I so rarely go out on Friday nights, I'm excited that I went out last night. One of my Polish readers is in town, and I suggested we meet after she saw some sights. (Edinburgh Castle is amazing, but there are only so many times a permanent resident of Edinburgh wants to wander around the Castle.) My proposed venue was the Polish vodka bar, as she has been living outwith Poland for years.
When I was single, especially when I was young and single, I thought it was utterly horrible not to go out on Friday night. And I could not understand why my parents did not go out on Friday nights. From what I saw on television, adults were supposed to be at nightclubs. And even in books adults were at nightclubs. Why did my weird parents not take advantage of their freedom, money and escape from the tyranny of their own parents to go to nightclubs?
It was because they didn't actually LIKE nightclubs. At least, my father didn't like them, and my mother hated what happened to pop music after the Beatles, except for the Swedish Beatles, aka ABBA. And no doubt they were too tired from a week of working and parenting to want to do much more than watch television and--in my mother's case--crochet.
I should really learn to crochet because on Friday night B.A. does not really want to do much more than watch television and I have learned from experience that the Goth scene in Edinburgh is pretty pathetic, and most of the Goths look sixteen years old, and I no longer get a buzz simply from being in a club that plays Goth stuff.
From a meeting-people point of view, going to any club is a stupid idea, for dancing at clubs (especially Goth clubs) is a solipsistic activity, and the music is too loud for anyone to say much, and the drinks are usually terrible. Now that I am 39++, I do not want alchopop, I want an excellent cocktail or vodka, and now that I know more about vodka, I do not want Smirnoff, I want Chopin.*
No, for meeting members of the opposite sex, I recommend that you all take up partner dancing, especially the tango, and join a local partner dancing society. Partner dancing is a community activity, and you are expected to chat between breaks, and the drinks are besides the point. Drunkenness is definitely discouraged, and men are there primarily to dance, not to drink or pick up chicks. Men and women are prized by each other as people to dance with, and the rules of dancing offer is a return to old-fashioned gender roles and courtesy.
I am not particularly interested in meeting members of the opposite sex, so I am unlikely to develop an interest in partner dancing for my own sake. But I do like meeting up with women around my own age for delicious drinks, and I also like Polish stuff, including vodka so good one sips it like wine. Thus, I have been longing to have a good excuse to go to the Polish vodka bar, and my Polish reader provided it. Yay!
Although Top 40 dance hits blared from a speaker, it was a comfortable place to have a three-hour girl-chat and drink a lot of really good vodka. From now on, readers who want to see me in Edinburgh after six will be taken to the Polish vodka bar, so be warned. Polish, incidentally, is now the second language of the United Kingdom, except perhaps in Wales, so for a real taste of Modern Britain, you ought to do or eat or drink something Polish.

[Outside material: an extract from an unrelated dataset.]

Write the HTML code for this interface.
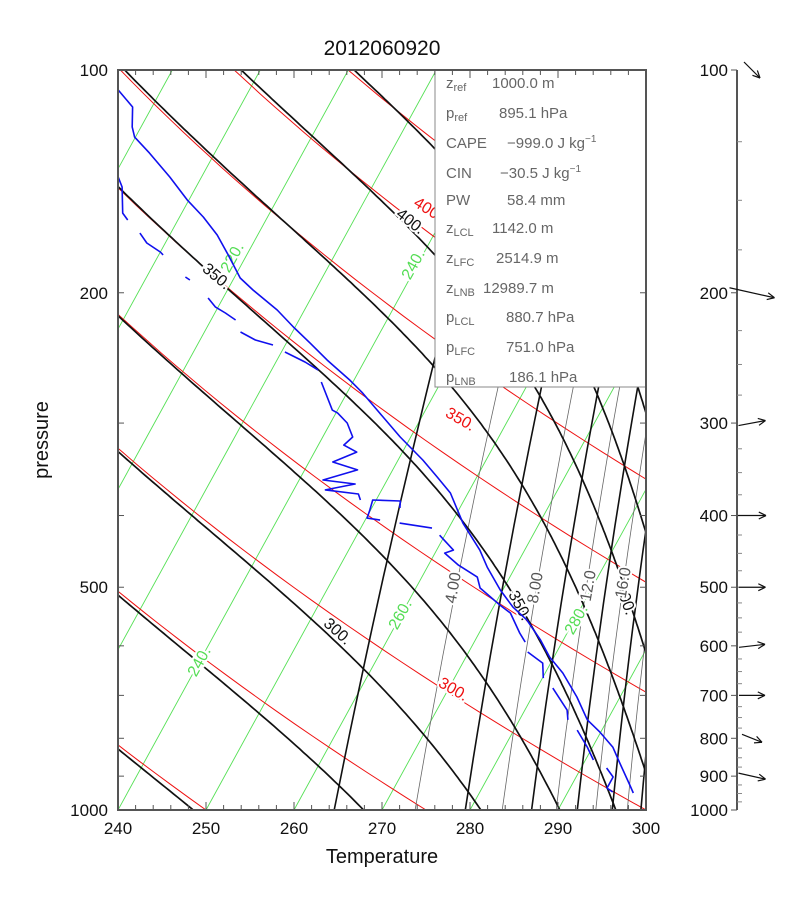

Meanwhile, the Polish vodka bar was interesting in that the men lined up along the actual bar were not all Polish. They were a mix of Poles and Scots, and I saw one South Asian man who might have been what is called a New Scot. Women did not stand there with them, but sat at tables with their friends. And although the men at the bar occasionally turned around and looked at the women at the tables, they kept to themselves. The servers--Polish girls all--were very nice and chatted with my reader and me in Polish and English.
At about ten my reader and I went out into the gloaming--at this time of year it does not get dark until about 10:15 PM--and went for a walk in the light rain before getting our bus. And I was reminded of why I really don't mind staying at home on a Friday night when I heard drunk young men baying at the top of their lungs. Fortunately, we were on our bus by 11 PM, which was still relatively early. What makes Edinburgh--and, indeed, many British cities--so unpleasant on Friday and Saturday nights are noisy crowds of drunken, shouting men and shrieking, stumbling women.
*As most North American readers will know, the screwdriver is a cocktail consisting of vodka and orange juice. For years I hated the taste of vodka without orange juice, and now I know that this is because the kind of vodka you mix with orange juice is disgusting and there is no excuse for it.
UPDATE: My friend lives in Pittsburgh, and that reminds me that it might be time to have Seraphic Singles evenings without me. I know there's a reader in Washington DC who wants to meet up with other readers, and there are multiple readers in many American cities. I am pondering how to make it easier for readers who want to meet each other to meet each other. Possibly I need team captains. More on this anon.